The end of year holiday slow down is often an opportunity to reflect on what you achieved during the year. It is also often a time to plan for what you want to achieve next year. Many of us spend a significant amount of time thinking about how to achieve things.
From a work-life balance perspective, many of us also are trying to figure out how to balance the achievements we want in business with the achievements we want in our personal lives. I haven't found that Holy Grail yet but am still searching.
I was recently talking with a business colleague of mine about this very thing, and he guided me to some of the fascinating work of Harvard Business Professor, Clayton Christensen, who among other things is a world renowned expert on business disruption and disruptive innovation.
You may wonder what any of that expertise has to do with the question of personal achievement and work-life balance, but Christensen actually asks a very important question about the role the quest for achievement plays in how we decide where to spend our time related to our careers and our personal lives.
His question is simple but seemingly impossible to answer:
"How will you measure your life?"
Then he applies years of business research on why otherwise very successful companies ultimately fail to help us think about this very personal question very differently and with unexpected insight.
Applying Business Disruption Theory To Our Lives Might Just Help Us Make Decisions That Will Make Us Happier
First, it is important to define business disruption theory. It is fairly complicated, but at a very high level and in his own words from a Tedx talk:
"What kills successful companies is that someone comes in at the bottom of the market. The successful company is ultimately killed because they are trying to maximize their profitability. Typically, investments that pay off tomorrow and go to the bottom line are much more tangible than investments that pay off years down the road."
What does this have to do with our personal lives and the pursuit of happiness?
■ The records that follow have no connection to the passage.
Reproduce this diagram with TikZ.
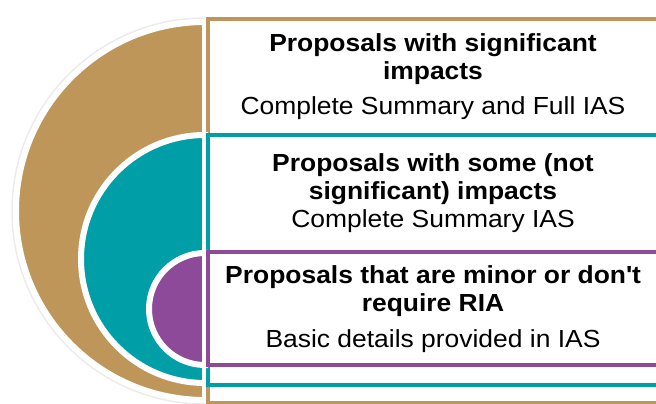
\documentclass[tikz,border=0pt]{standalone}
\usepackage{fontspec}
\setmainfont{Liberation Sans}[FakeStretch=1.07]
\usepackage{xcolor}
\definecolor{tanbrown}{HTML}{BF9659}
\definecolor{tealring}{HTML}{009EA6}
\definecolor{purplering}{HTML}{8C4A99}

\begin{document}
\begin{tikzpicture}[x=1pt,y=1pt,
	titletext/.style={font=\fontsize{24.7}{28}\selectfont\bfseries, align=center, inner sep=0pt, anchor=base},
	subtext/.style={font=\fontsize{24.7}{28}\selectfont, inner sep=0pt, anchor=base}]
	\useasboundingbox (0,0) rectangle (656,404);
	\clip (0,0) rectangle (656,404);
	% faint shadow round the outer half disc
	\draw[black!8, line width=1.5pt] (205,193+193) arc (90:270:193);
	% colour / box top / box bottom / disc centre / radius
	\foreach \col/\ytop/\ybot/\cy/\rad in {tanbrown/385/1/193/186, tealring/269/19/145/121, purplering/152/39/95/53}
	{
		\draw[white, line width=6pt, fill=\col] (205,\cy+\rad+3) arc (90:270:\rad+3) -- cycle;
		\draw[\col, line width=4pt, fill=white] (208,\ybot) rectangle (680,\ytop);
	}
	% base anchor of a two line node sits on its last line
	\node[titletext] (t1) at (433,324.3) {Proposals with significant\\impacts};
	\node[subtext] (s1) at (433,289) {Complete Summary and Full IAS};
	\node[titletext] (t2) at (433,204.3) {Proposals with some (not\\significant) impacts};
	\node[subtext] (s2) at (433,176) {Complete Summary IAS};
	\node[titletext] (t3) at (433,92.7) {Proposals that are minor or don\textquotesingle t\\require RIA};
	\node[subtext] (s3) at (433,56) {Basic details provided in IAS};
\end{tikzpicture}
\end{document}
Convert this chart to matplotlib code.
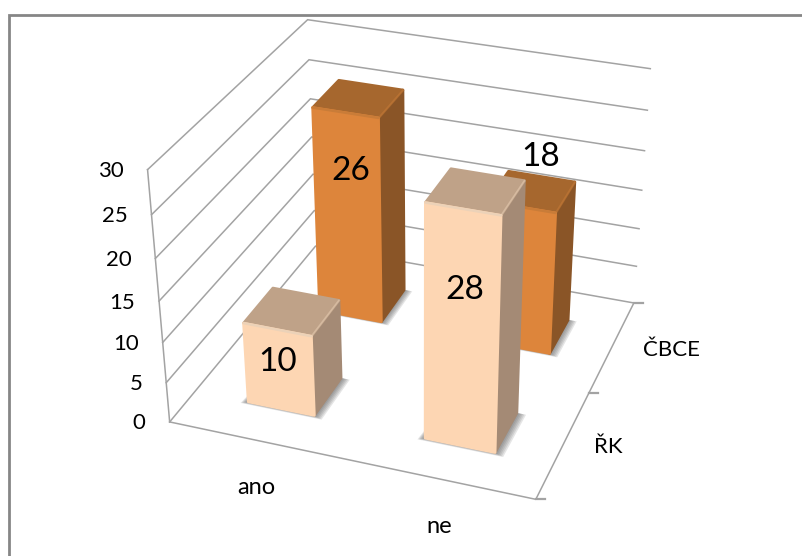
#!/usr/bin/env python3
"""3D-look column chart (ano/ne by ŘK/ČBCE) drawn on a plain 2D axes."""

import numpy as np
import matplotlib
matplotlib.use("Agg")
import matplotlib.pyplot as plt
from matplotlib.patches import Polygon, Rectangle

categories = ["ano", "ne"]
series_names = ["ŘK", "ČBCE"]
values_rk = [10, 28]
values_cbce = [26, 18]
z_ticks = [0, 5, 10, 15, 20, 25, 30]
z_max = 30

plt.rcParams["font.family"] = ["Lato", "DejaVu Sans"]

GRID = "#a3a3a3"
LIGHT = {"front": "#fdd6b3", "top": "#bfa288", "side": "#a48a75", "edge": "#ecd2b8"}
ORANGE = {"front": "#dd853b", "top": "#a6672e", "side": "#8a5527", "edge": "#c97c38"}

# floor/wall calibration: (x, y, z) in unit box -> picture pixels
# the front corners are listed twice so they count for more in the fit
CALIB = [
    ((0, 0, 0), (167.5, 420)),
    ((0, 0, 0), (167.5, 420)),
    ((1, 0, 0), (536.7, 500)),
    ((1, 0, 0), (536.7, 500)),
    ((1, 1, 0), (632, 301.7)),
    ((0, 1, 0), (320, 250)),
    ((0, 0, 1), (149, 171)),
    ((0, 0, 1), (149, 171)),
    ((0, 1, 1), (306.7, 19)),
    ((0, 1, 1), (306.7, 19)),
    ((1, 1, 1), (650.7, 69)),
    ((1, 1, 0.5), (641.7, 190)),
    ((0, 1, 2 / 3), (309, 97.3)),
]


def fit_projection(calib):
    rows = []
    for (x, y, z), (u, v) in calib:
        rows.append([x, y, z, 1, 0, 0, 0, 0, -u * x, -u * y, -u * z, -u])
        rows.append([0, 0, 0, 0, x, y, z, 1, -v * x, -v * y, -v * z, -v])
    _, _, vt = np.linalg.svd(np.array(rows, dtype=float))
    return vt[-1].reshape(3, 4)


P = fit_projection(CALIB)


def proj(x, y, z):
    h = P @ np.array([x, y, z, 1.0])
    return h[0] / h[2], h[1] / h[2]


def draw_shadow(ax, x0, x1, y0, y1, zorder):
    # soft shadow: stack of growing translucent footprints
    for grow in np.linspace(0.017, 0.0, 7):
        pts = [proj(x0 - grow, y0 - grow * 0.7, 0), proj(x1 + grow * 1.5, y0 - grow * 0.7, 0),
               proj(x1 + grow * 1.5, y1, 0), proj(x0, y1, 0)]
        ax.add_patch(Polygon(pts, closed=True, fc="#555555", ec="none", alpha=0.15, zorder=zorder))


def draw_bar(ax, x_mid, y_mid, value, pal, zorder, half=0.095):
    x0, x1 = x_mid - half, x_mid + half
    y0, y1 = y_mid - half, y_mid + half
    z = value / z_max
    draw_shadow(ax, x0, x1, y0, y1, zorder)
    front = [proj(x0, y0, 0), proj(x1, y0, 0), proj(x1, y0, z), proj(x0, y0, z)]
    side = [proj(x1, y0, 0), proj(x1, y1, 0), proj(x1, y1, z), proj(x1, y0, z)]
    top = [proj(x0, y0, z), proj(x1, y0, z), proj(x1, y1, z), proj(x0, y1, z)]
    for pts, col in ((side, pal["side"]), (top, pal["top"]), (front, pal["front"])):
        ax.add_patch(Polygon(pts, closed=True, fc=col, ec=col, lw=2, joinstyle="round", zorder=zorder))
    # small bevel along the top front edge
    (ax1, ay1), (ax2, ay2) = proj(x0, y0, z), proj(x1, y0, z)
    ax.plot([ax1, ax2], [ay1, ay2], color=pal["edge"], lw=1.8, solid_capstyle="round", zorder=zorder + 0.1)
    (bx1, by1), (bx2, by2) = proj(x1, y0, z), proj(x1, y1, z)
    ax.plot([bx1, bx2], [by1, by2], color=pal["edge"], lw=1.2, alpha=0.5, solid_capstyle="round", zorder=zorder + 0.1)


fig = plt.figure(figsize=(8.03, 5.56), dpi=100)
ax = fig.add_axes([0, 0, 1, 1])
ax.set_xlim(0, 803)
ax.set_ylim(556, 0)
ax.axis("off")

# chart frame, only left and top fall inside the picture
ax.add_patch(Rectangle((9.3, 15.3), 900, 700, fc="white", ec="#868686", lw=2, zorder=0))

# gridlines on the two walls
for t in z_ticks:
    z = t / z_max
    pts = [proj(0, 0, z), proj(0, 1, z), proj(1, 1, z)]
    ax.plot(*zip(*pts), color=GRID, lw=1.1, solid_joinstyle="miter", zorder=1)

# axes edges
ax.plot(*zip(proj(0, 0, 0), proj(0, 0, 1)), color=GRID, lw=1.1, zorder=1)
ax.plot(*zip(proj(0, 0, 0), proj(1, 0, 0), proj(1, 1, 0)), color=GRID, lw=1.1, zorder=1)
for y in (0, 0.5, 1):
    u, v = proj(1, y, 0)
    ax.plot([u, u + 9], [v, v], color=GRID, lw=1.6, zorder=1)

# bars, back row first
x_mids = [0.25, 0.75]
y_mids = [0.25, 0.75]
for i, val in enumerate(values_cbce):
    draw_bar(ax, x_mids[i], y_mids[1], val, ORANGE, 3 + i)
for i, val in enumerate(values_rk):
    draw_bar(ax, x_mids[i], y_mids[0], val, LIGHT, 6 + i)

# value labels, heights (in axis units), nudges in pixels
label_size = 24
label_z_rk = [6, 19.3]
label_z_cbce = [19.4, 22.5]
nudge_rk = [(-1, 0), (3, 4)]
nudge_cbce = [(4, 4), (18, -13)]
for i, val in enumerate(values_rk):
    u, v = proj(x_mids[i], y_mids[0] - 0.095, label_z_rk[i] / z_max)
    ax.text(u + nudge_rk[i][0], v + nudge_rk[i][1], str(val), fontsize=label_size,
            ha="center", va="center", zorder=10)
for i, val in enumerate(values_cbce):
    u, v = proj(x_mids[i], y_mids[1] - 0.095, label_z_cbce[i] / z_max)
    ax.text(u + nudge_cbce[i][0], v + nudge_cbce[i][1], str(val), fontsize=label_size,
            ha="center", va="center", zorder=10)

# axis labels
for t in z_ticks:
    u, v = proj(0, 0, t / z_max)
    ax.text(u - 24, v + 1.5, str(t), fontsize=16, ha="right", va="center", zorder=10)
for i, name in enumerate(categories):
    u, v = proj(x_mids[i], 0, 0)
    ax.text(u - 1, v + 47, name, fontsize=17, ha="center", va="center", zorder=10)
for i, name in enumerate(series_names):
    u, v = proj(1, y_mids[i], 0)
    ax.text(u + 31, v + 3.5, name, fontsize=16, ha="left", va="center", zorder=10)

fig.savefig("out.png", dpi=100)
plt.close(fig)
In his talk and his book, Christensen discusses how we as individuals use the same approach successful but failing companies use when making decisions about where to focus our time at work and at home citing the fact that we generally get more tangible short term pay off from achievements at work than at home. This then causes us to invest more focus there even though most of us talk about how our families are the most important things in our lives.
It is an interesting paradox and fascinating thing to think about when you break it down. At work and in my particular job, I get a lot of immediate feedback when things go well with a client. That in turn makes me feel like my hard work and achievements there have paid off right away.
I get positive reinforcement. I actually get paid for my work. Often, I get more work because they liked what I did. That's what my business is all about. I feel good about the fact that I focused on those achievements that got me tangible benefits right here and now.
But Christensen talks about the fact that it doesn't often work this way at home and uses our children as an example. Any of us who are raising children at any age know that there is very little immediate gratification or satisfaction that confirms that you have done a good job raising them.
In fact, it is often quite the opposite. They are defiant. They don't listen. They screw up even with our experience-based advice that they toss to the curb (particularly relevant for any parent still trudging through the particularly difficult teenage years).
The payoff doesn't come for years even decades.
What is the big point?
Quite simply, as Christensen describes, it is very easy to focus on the work achievements that give us short term tangible results at the expense of the long-term investments in family even if that was never our intention.
This is the mistake that kills otherwise successful companies, and it is the same mistake that causes many of us who are very achievement oriented to go down a path in life that is very different than what we said we really wanted - making great achievements at work but with collateral damage on our personal relationships with our friends and families.
It is a pretty heavy thing to consider. It is also an inspiring new lens through which we can look at our lives, though. It forces us to think about why we choose to spend time in the areas we do related to our careers and our personal lives. Maybe more importantly, it challenges us to think about if we want to change any of that.
That forced thinking was an unexpected gift for me this holiday season. In the holiday spirit, I thought I would pass it along.